A recent report from Deloitte predicted that by 2030, data collection and analysis will become the basis of all future service offerings and business models. Matt Shepherd, Head of Data Strategy at Bartle Borgle Hegarty (BBH), London also argues that like gold, data is a commodity in which the insight mined becomes the means to drive growth. Therefore while it is important to collect data, the real impact comes from the analytics. Examples of companies promoting data analytics within the agricultural sector include Gro Intelligence and Harvesting.co.
Investing in smallholder agriculture is a risky business, due to lack of data on farmers and their agribusinesses. Access to data on farmers and agribusinesses is a condition for building and providing them with tailored services and products. This can be done through a database with detailed profiles of farmers, their groups, cooperatives and agribusinesses through to the GPS coordinates of their fields, taking into consideration data privacy and protection. Digital agricultural products and services can then be built on these profiles, using remote sensing technologies – drones, satellite imageries, sensors and tracking devices – and other sources of data. Adoption and use of the services will generate valuable transaction, behavioural and credit history of individual farmers, and their engagement with other users. The analysis of metadata being generated through these services becomes a solid building block for businesses.
Proving the business case of smallholder digital agriculture to private sector investors has proved difficult over the years. For services to be continuous and relevant to farmers, someone has to pay for them. Studies have shown that smallholder farmers are willing to pay, but most do not have the ability. Modes of payment also affect the ability of users to pay for services. Combining digital services with big data analytics will help to set out a strong business case for private sector investment. A good example is the CTA-led MUIIS project in Uganda where digital farmer profile and remote sensing data is making smallholder farmers bankable, thereby attracting financial institutions to engage with farmers. It provides the basis to develop a business case for smallholder digital agriculture to financial institutions, agro-input dealers, aggregators, and other businesses, encouraging them to engage smallholder farmers. Connecting several examples of MUIIS across Africa results in big data. This should lead to improved business of digital agriculture for big technology firms, and help large agribusiness to generate revenue, ensuring profit to sustain the sector without depending on donor funding.

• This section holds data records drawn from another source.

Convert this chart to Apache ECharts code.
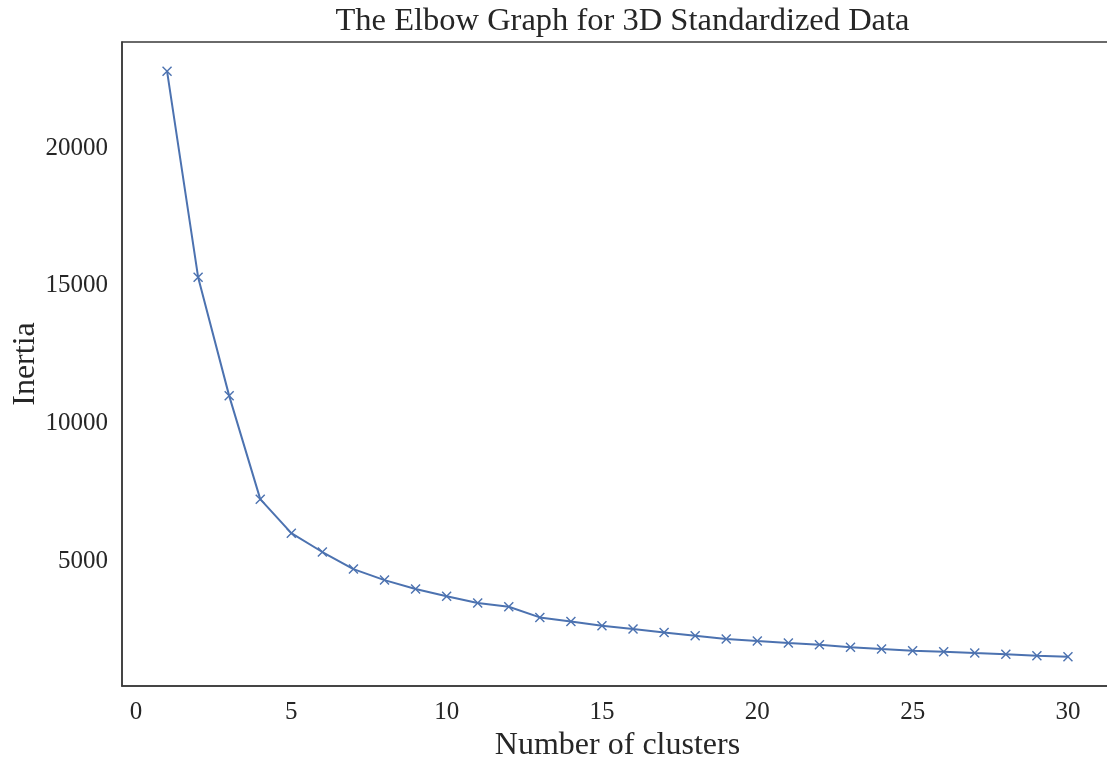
<!DOCTYPE html>
<html>
<head>
<meta charset="utf-8">
<script src="https://cdn.jsdelivr.net/npm/echarts@6/dist/echarts.min.js"></script>
<style>
html,body{margin:0;padding:0;background:#fff;}
#chart{width:1107px;height:757px;}
</style>
</head>
<body>
<div id="chart"></div>
<script>
const clusters = [1,2,3,4,5,6,7,8,9,10,11,12,13,14,15,16,17,18,19,20,21,22,23,24,25,26,27,28,29,30];
const inertia = [22790,15310,11000,7250,6015,5330,4710,4310,3985,3720,3475,3340,2955,2810,2650,2530,2410,2290,2170,2095,2025,1965,1870,1805,1745,1710,1660,1615,1565,1525];
const xTicks = [0,5,10,15,20,25,30];
const yTicks = [5000,10000,15000,20000];

const FONT = '"Liberation Serif", "Times New Roman", serif';
const TXT = '#262626';
const chart = echarts.init(document.getElementById('chart'), null, {renderer:'canvas'});
const xMark = 'path://M0,1L1,0L5,4L9,0L10,1L6,5L10,9L9,10L5,6L1,10L0,9L4,5Z';

chart.setOption({
  animation:false,
  backgroundColor:'#fff',
  title:{
    text:'The Elbow Graph for 3D Standardized Data',
    left:617.5, textAlign:'center', top:0,
    textStyle:{fontFamily:FONT, fontSize:32.5, fontWeight:'normal', color:TXT}
  },
  grid:{left:122, right:-6, top:42, bottom:71, containLabel:false, outerBoundsMode:'none',
        show:true, borderColor:'#3a3a3a', borderWidth:1.5, backgroundColor:'transparent'},
  xAxis:{
    type:'value', min:-0.45, max:31.45,
    name:'Number of clusters', nameLocation:'middle', nameGap:38,
    nameTextStyle:{fontFamily:FONT, fontSize:32, color:TXT},
    axisLine:{show:true, onZero:false, lineStyle:{color:'#3a3a3a', width:1.5}},
    axisTick:{show:false},
    splitLine:{show:false},
    axisLabel:{customValues:xTicks, formatter:v=>String(v), fontFamily:FONT, fontSize:25, color:TXT, margin:14}
  },
  yAxis:{
    type:'value', min:464, max:23851,
    name:'Inertia', nameLocation:'middle', nameGap:80, nameRotate:90, nameMoveOverlap:false,
    nameTextStyle:{fontFamily:FONT, fontSize:32, color:TXT},
    axisLine:{show:true, onZero:false, lineStyle:{color:'#3a3a3a', width:1.5}},
    axisTick:{show:false},
    splitLine:{show:false},
    axisLabel:{customValues:yTicks, formatter:v=>String(v), fontFamily:FONT, fontSize:25, color:TXT, margin:14}
  },
  series:[{
    type:'line',
    data:clusters.map((c,i)=>[c,inertia[i]]),
    lineStyle:{color:'#4c72b0', width:2},
    itemStyle:{color:'#4c72b0'},
    symbol:xMark, symbolSize:10, showAllSymbol:true
  }]
});
</script>
</body>
</html>
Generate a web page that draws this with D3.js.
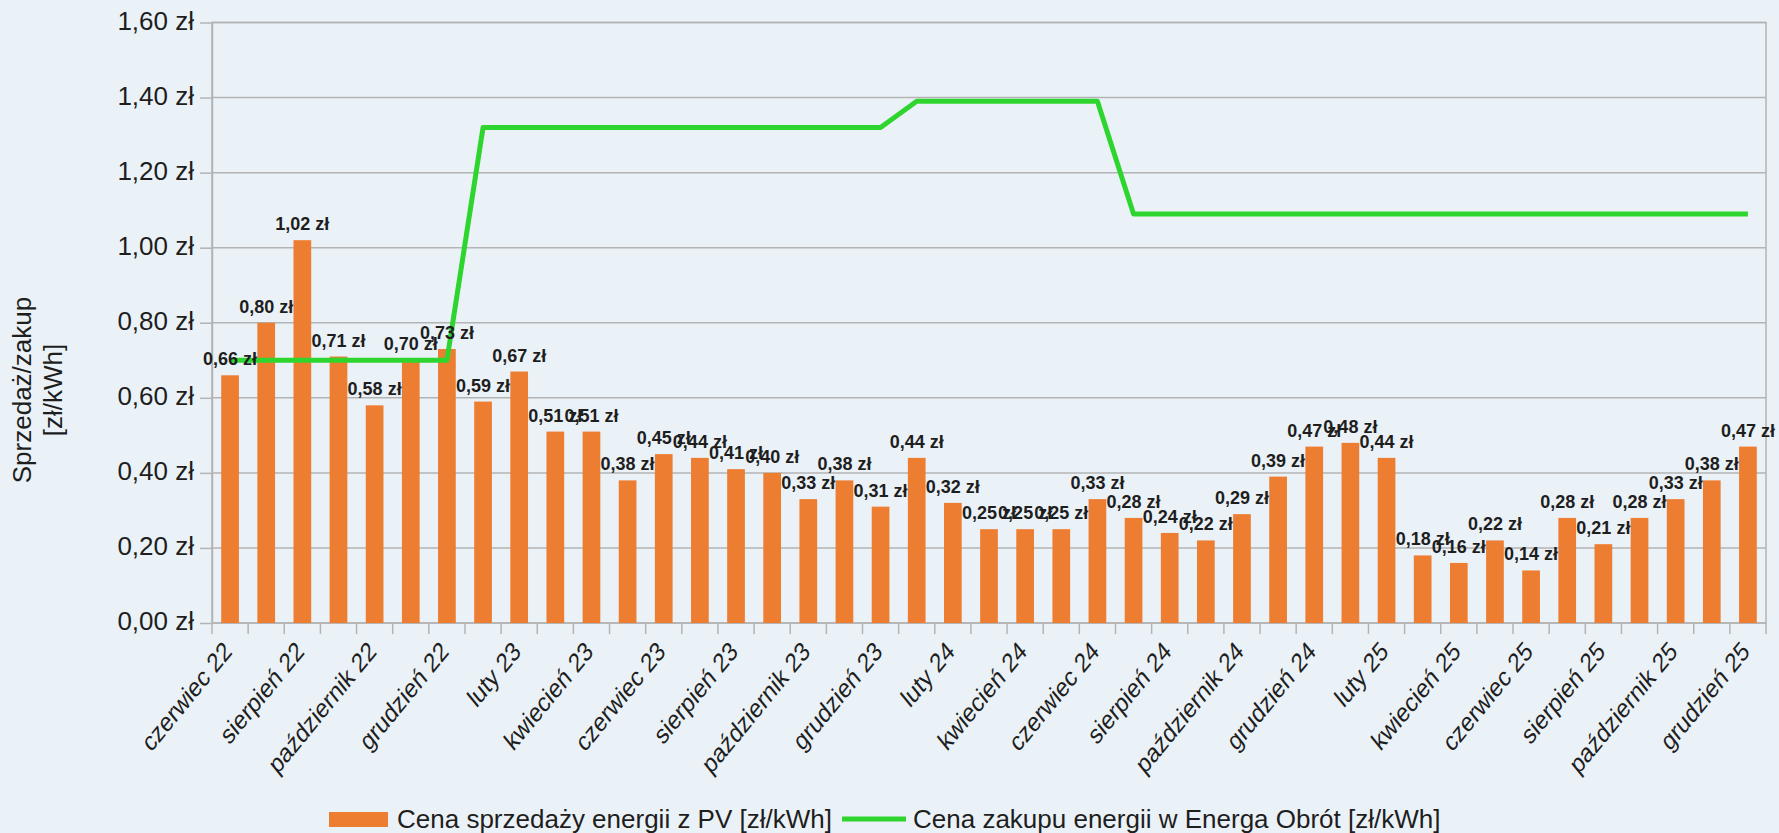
<!DOCTYPE html>
<html>
<head>
<meta charset="utf-8">
<script src="https://cdn.jsdelivr.net/npm/d3@7"></script>
<style>
  html, body { margin: 0; padding: 0; background: #ebf2f7; }
  svg { display: block; font-family: "Liberation Sans", Arial, sans-serif; }
</style>
</head>
<body>
<div id="chart"></div>
<script>
// months on the x axis
var months = [
  "czerwiec 22", "lipiec 22", "sierpień 22", "wrzesień 22", "październik 22", "listopad 22", "grudzień 22",
  "styczeń 23", "luty 23", "marzec 23", "kwiecień 23", "maj 23", "czerwiec 23", "lipiec 23",
  "sierpień 23", "wrzesień 23", "październik 23", "listopad 23", "grudzień 23",
  "styczeń 24", "luty 24", "marzec 24", "kwiecień 24", "maj 24", "czerwiec 24", "lipiec 24",
  "sierpień 24", "wrzesień 24", "październik 24", "listopad 24", "grudzień 24",
  "styczeń 25", "luty 25", "marzec 25", "kwiecień 25", "maj 25", "czerwiec 25", "lipiec 25",
  "sierpień 25", "wrzesień 25", "październik 25", "listopad 25", "grudzień 25"
];

// sale price of PV energy (bars)
var sellPrice = [
  0.66, 0.80, 1.02, 0.71, 0.58, 0.70, 0.73,
  0.59, 0.67, 0.51, 0.51, 0.38, 0.45, 0.44, 0.41, 0.40, 0.33, 0.38, 0.31,
  0.44, 0.32, 0.25, 0.25, 0.25, 0.33, 0.28, 0.24, 0.22, 0.29, 0.39, 0.47,
  0.48, 0.44, 0.18, 0.16, 0.22, 0.14, 0.28, 0.21, 0.28, 0.33, 0.38, 0.47
];

// purchase price in Energa Obrót (line)
var buyPrice = [
  0.70, 0.70, 0.70, 0.70, 0.70, 0.70, 0.70,
  1.32, 1.32, 1.32, 1.32, 1.32, 1.32, 1.32, 1.32, 1.32, 1.32, 1.32, 1.32,
  1.39, 1.39, 1.39, 1.39, 1.39, 1.39, 1.09, 1.09, 1.09, 1.09, 1.09, 1.09,
  1.09, 1.09, 1.09, 1.09, 1.09, 1.09, 1.09, 1.09, 1.09, 1.09, 1.09, 1.09
];

var yTicks = [0, 0.2, 0.4, 0.6, 0.8, 1.0, 1.2, 1.4, 1.6];

var seriesNames = ["Cena sprzedaży energii z PV [zł/kWh]", "Cena zakupu energii w Energa Obrót [zł/kWh]"];

var width = 1779, height = 833;
var plot = {left: 212, right: 1766, top: 22.5, bottom: 623};
var barColor = "#ed7d31", lineColor = "#2fd52f", gridColor = "#b3b3b3", textColor = "#1e1e1e";

var pl = d3.formatLocale({decimal: ",", thousands: " ", grouping: [3], currency: ["", " zł"]});
var zl = pl.format("$.2f");

var svg = d3.select("#chart")
  .append("svg")
    .attr("width", width)
    .attr("height", height);

svg.append("rect")
  .attr("width", width)
  .attr("height", height)
  .attr("fill", "#ebf2f7");

// scales: one slot per month, bar takes the middle half
var x = d3.scaleBand()
  .domain(months)
  .range([plot.left, plot.right]);

var y = d3.scaleLinear()
  .domain([0, 1.6])
  .range([plot.bottom, plot.top]);

// gridlines
svg.append("g")
  .selectAll("line")
  .data(yTicks)
  .enter()
  .append("line")
    .attr("x1", plot.left)
    .attr("x2", plot.right)
    .attr("y1", function(d){ return y(d); })
    .attr("y2", function(d){ return y(d); })
    .attr("stroke", gridColor)
    .attr("stroke-width", 1.5);

// frame
svg.append("rect")
  .attr("x", plot.left)
  .attr("y", y(1.6))
  .attr("width", plot.right - plot.left)
  .attr("height", y(0) - y(1.6))
  .attr("fill", "none")
  .attr("stroke", gridColor)
  .attr("stroke-width", 1.5);

// y axis
var yAxis = svg.append("g")
  .attr("transform", "translate(" + plot.left + ",0)")
  .call(d3.axisLeft(y).tickValues(yTicks).tickFormat(zl).tickSizeInner(12).tickSizeOuter(0).tickPadding(6));
yAxis.select(".domain").attr("stroke", gridColor).attr("stroke-width", 1.5);
yAxis.selectAll(".tick line").attr("stroke", gridColor).attr("stroke-width", 1.5);
yAxis.selectAll(".tick text")
  .attr("font-size", "26px")
  .attr("font-family", "Liberation Sans, Arial, sans-serif")
  .attr("fill", textColor)
  .attr("dy", "0.25em");

// x axis: tick marks on slot boundaries
var xTickPos = months.map(function(m){ return x(m); }).concat([plot.right]);
svg.append("g")
  .selectAll("line")
  .data(xTickPos)
  .enter()
  .append("line")
    .attr("x1", function(d){ return d; })
    .attr("x2", function(d){ return d; })
    .attr("y1", plot.bottom)
    .attr("y2", plot.bottom + 11)
    .attr("stroke", gridColor)
    .attr("stroke-width", 1.5);

// x labels, every second month, rotated (slightly stretched like the original)
var xAxis = svg.append("g")
  .attr("transform", "translate(0," + plot.bottom + ")")
  .call(d3.axisBottom(x).tickValues(months.filter(function(d, i){ return i % 2 == 0; })).tickSize(0));
xAxis.select(".domain").remove();
xAxis.selectAll(".tick text")
  .attr("font-size", "22px")
  .attr("font-family", "Liberation Sans, Arial, sans-serif")
  .attr("fill", textColor)
  .attr("text-anchor", "end")
  .attr("dy", 0)
  .attr("y", 0)
  .attr("transform", "translate(3,30) scale(1,1.22) rotate(-45)");

// bars
svg.append("g")
  .selectAll("rect")
  .data(sellPrice)
  .enter()
  .append("rect")
    .attr("x", function(d, i){ return x(months[i]) + x.bandwidth() * 0.255; })
    .attr("y", function(d){ return y(d); })
    .attr("width", x.bandwidth() * 0.49)
    .attr("height", function(d){ return y(0) - y(d); })
    .attr("fill", barColor);

// purchase price line
var line = d3.line()
  .x(function(d, i){ return x(months[i]) + x.bandwidth() / 2; })
  .y(function(d){ return y(d); });

svg.append("path")
  .datum(buyPrice)
  .attr("d", line)
  .attr("fill", "none")
  .attr("stroke", lineColor)
  .attr("stroke-width", 5)
  .attr("stroke-linejoin", "round");

// value labels above bars
svg.append("g")
  .selectAll("text")
  .data(sellPrice)
  .enter()
  .append("text")
    .attr("x", function(d, i){ return x(months[i]) + x.bandwidth() / 2; })
    .attr("y", function(d){ return y(d) - 10; })
    .attr("text-anchor", "middle")
    .attr("font-size", "18px")
    .attr("font-weight", "bold")
    .attr("fill", textColor)
    .text(function(d){ return zl(d); });

// y axis title
var yTitle = svg.append("text")
  .attr("transform", "translate(31,390) rotate(-90)")
  .attr("text-anchor", "middle")
  .attr("font-size", "26px")
  .attr("fill", textColor);
yTitle.append("tspan").attr("x", 0).attr("dy", 0).text("Sprzedaż/zakup");
yTitle.append("tspan").attr("x", 0).attr("dy", "1.18em").text("[zł/kWh]");

// legend
var legend = svg.append("g");
legend.append("rect")
  .attr("x", 329).attr("y", 812)
  .attr("width", 59).attr("height", 15)
  .attr("fill", barColor);
legend.append("text")
  .attr("x", 397).attr("y", 828)
  .attr("font-size", "26px")
  .attr("fill", textColor)
  .text(seriesNames[0]);
legend.append("line")
  .attr("x1", 842).attr("x2", 906)
  .attr("y1", 819).attr("y2", 819)
  .attr("stroke", lineColor)
  .attr("stroke-width", 5);
legend.append("text")
  .attr("x", 913).attr("y", 828)
  .attr("font-size", "26px")
  .attr("fill", textColor)
  .text(seriesNames[1]);
</script>
</body>
</html>
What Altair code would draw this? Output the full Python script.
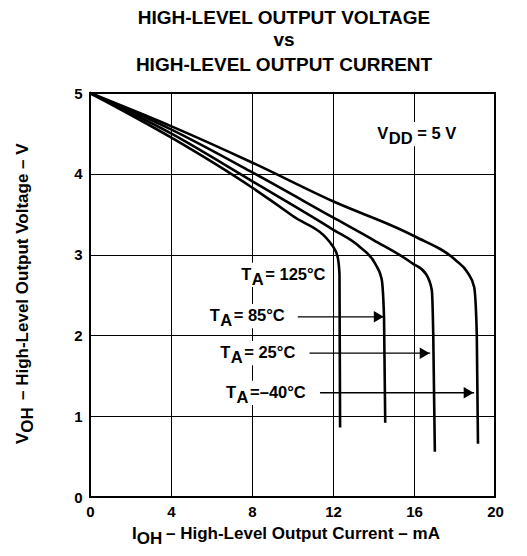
import altair as alt
import pandas as pd

# V_OH vs I_OH readings per ambient temperature
ioh_m40 = [0, 4, 8, 12, 16, 18.06, 18.64, 18.97, 19.1, 19.16]
voh_m40 = [5, 4.59, 4.14, 3.66, 3.23, 2.93, 2.78, 2.6, 2.02, 0.66]
ioh_25 = [0, 4, 8, 12, 14, 15.93, 16.59, 16.88, 16.95, 17.03]
voh_25 = [5, 4.55, 4.02, 3.46, 3.18, 2.89, 2.76, 2.56, 2.02, 0.56]
ioh_85 = [0, 4, 8, 12, 13.3, 14.1, 14.4, 14.52, 14.58]
voh_85 = [5, 4.5, 3.91, 3.31, 3.1, 2.88, 2.7, 2.22, 0.92]
ioh_125 = [0, 4, 8, 10, 12, 12.23, 12.32, 12.35]
voh_125 = [5, 4.45, 3.83, 3.48, 3.1, 2.97, 2.76, 0.86]

x_ticks = [0, 4, 8, 12, 16, 20]
y_ticks = [0, 1, 2, 3, 4, 5]

# temperature labels and their arrows
lab_x = [7.47, 5.91, 6.43, 6.72]
lab_y = [2.75, 2.24, 1.78, 1.29]
lab_end = [11.7, 9.7, 10.2, 10.75]
lab_txt = ['= 125°C', '= 85°C', '= 25°C', '=–40°C']
arr_from = [10.26, 10.84, 11.36]
arr_to = [14.53, 16.8, 18.97]
arr_y = [2.23, 1.78, 1.29]

title_lines = ['HIGH-LEVEL OUTPUT VOLTAGE', 'vs', 'HIGH-LEVEL OUTPUT CURRENT']

FONT = 'Liberation Sans'

rows = []
for name, xs, ys in [('-40', ioh_m40, voh_m40), ('25', ioh_25, voh_25),
                     ('85', ioh_85, voh_85), ('125', ioh_125, voh_125)]:
    for i, (a, b) in enumerate(zip(xs, ys)):
        rows.append({'x': a, 'y': b, 't': name, 'o': i})
curves_df = pd.DataFrame(rows)

labels_df = pd.DataFrame({'x': lab_x, 'y': lab_y, 'x2': lab_end,
                          'y0': [v - 0.15 for v in lab_y], 'y1': [v + 0.15 for v in lab_y],
                          'txt': lab_txt})
vdd_df = pd.DataFrame({'x': [14.19], 'y': [4.49], 'x2': [18.1],
                       'y0': [4.34], 'y1': [4.64]})
arrows_df = pd.DataFrame({'x': arr_from, 'x2': arr_to, 'y': arr_y})
one = pd.DataFrame({'a': [0]})

X = alt.X('x:Q', scale=alt.Scale(domain=[0, 20], nice=False), title=None,
          axis=alt.Axis(values=x_ticks, grid=True, ticks=False, domain=False, format='d',
                        labelFont=FONT, labelFontSize=15, labelFontWeight='bold',
                        labelColor='black', labelPadding=7, labelFlush=False,
                        gridColor='black', gridWidth=1, gridOpacity=1))
Y = alt.Y('y:Q', scale=alt.Scale(domain=[0, 5], nice=False), title=None,
          axis=alt.Axis(values=y_ticks, grid=True, ticks=False, domain=False, format='d',
                        labelFont=FONT, labelFontSize=15, labelFontWeight='bold',
                        labelColor='black', labelPadding=8,
                        gridColor='black', gridWidth=1, gridOpacity=1))

boxes = alt.Chart(labels_df).mark_rect(color='white').encode(
    x=X, x2='x2:Q', y=alt.Y('y0:Q', scale=alt.Scale(domain=[0, 5], nice=False)), y2='y1:Q')
vdd_box = alt.Chart(vdd_df).mark_rect(color='white').encode(
    x='x:Q', x2='x2:Q', y='y0:Q', y2='y1:Q')

curves = alt.Chart(curves_df).mark_line(color='black', strokeWidth=2.6,
                                        interpolate='monotone').encode(
    x=X, y=Y, detail='t:N', order='o:Q')

shafts = alt.Chart(arrows_df).mark_rule(color='black', strokeWidth=1.3).encode(
    x='x:Q', x2='x2:Q', y='y:Q')
heads = alt.Chart(arrows_df).mark_point(shape='triangle-right', filled=True, opacity=1,
                                        color='black', size=130, xOffset=-5.5).encode(
    x='x2:Q', y='y:Q')

txt = dict(font=FONT, fontSize=16.5, fontWeight='bold', color='black',
           align='left', baseline='middle')
lab_t = alt.Chart(labels_df).mark_text(text='T', **txt).encode(x='x:Q', y='y:Q')
lab_a = alt.Chart(labels_df).mark_text(text='A', dx=10.5, dy=5, **txt).encode(x='x:Q', y='y:Q')
lab_r = alt.Chart(labels_df).mark_text(dx=24, **txt).encode(x='x:Q', y='y:Q', text='txt:N')

vdd_v = alt.Chart(vdd_df).mark_text(text='V', **txt).encode(x='x:Q', y='y:Q')
vdd_d = alt.Chart(vdd_df).mark_text(text='DD', dx=11.5, dy=5, **txt).encode(x='x:Q', y='y:Q')
vdd_r = alt.Chart(vdd_df).mark_text(text='= 5 V', dx=40, **txt).encode(x='x:Q', y='y:Q')

title_layers = []
for i, line in enumerate(title_lines):
    title_layers.append(alt.Chart(one).mark_text(
        text=line, font=FONT, fontSize=19, fontWeight='bold', color='black',
        align='center', baseline='alphabetic').encode(
        x=alt.value(194), y=alt.value([-69, -47, -22][i])))

ax = dict(font=FONT, fontSize=17, fontWeight='bold', color='black', baseline='alphabetic')
xt_i = alt.Chart(one).mark_text(text='I', align='right', **ax).encode(
    x=alt.value(46.7), y=alt.value(446))
xt_oh = alt.Chart(one).mark_text(text='OH', align='left', **ax).encode(
    x=alt.value(46.7), y=alt.value(451))
xt_r = alt.Chart(one).mark_text(text='– High-Level Output Current – mA', align='left', **ax).encode(
    x=alt.value(76), y=alt.value(446))

yt_v = alt.Chart(one).mark_text(text='V', align='left', angle=270, **ax).encode(
    x=alt.value(-62), y=alt.value(351))
yt_oh = alt.Chart(one).mark_text(text='OH', align='left', angle=270, **ax).encode(
    x=alt.value(-57), y=alt.value(339.7))
yt_r = alt.Chart(one).mark_text(text='– High-Level Output Voltage – V', align='left',
                                angle=270, **ax).encode(
    x=alt.value(-62), y=alt.value(307))

chart = alt.layer(
    boxes, vdd_box, curves, shafts, heads, lab_t, lab_a, lab_r, vdd_v, vdd_d, vdd_r,
    *title_layers, xt_i, xt_oh, xt_r, yt_v, yt_oh, yt_r
).properties(
    width=405, height=404, autosize='none',
    padding={'left': 82, 'top': 85, 'right': 24, 'bottom': 51}
).configure_view(stroke='black', strokeWidth=2)

chart.save("out.html", embed_options={"renderer": "svg", "actions": False})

It is time for ICT4Ag to move on. It is time to make the shift from ‘integration of ICTs into agriculture’ to ‘digitalisation for agriculture’. It is time to think business with smallholder agriculture, and realise that a strong marriage between big data analytics and digital services has the potential to drive this process. Doing that will provide monetary value for large agribusinesses and technology firms, so that they can collaborate with smallholder farmers to address the supposedly insurmountable agricultural transformation challenges facing Africa.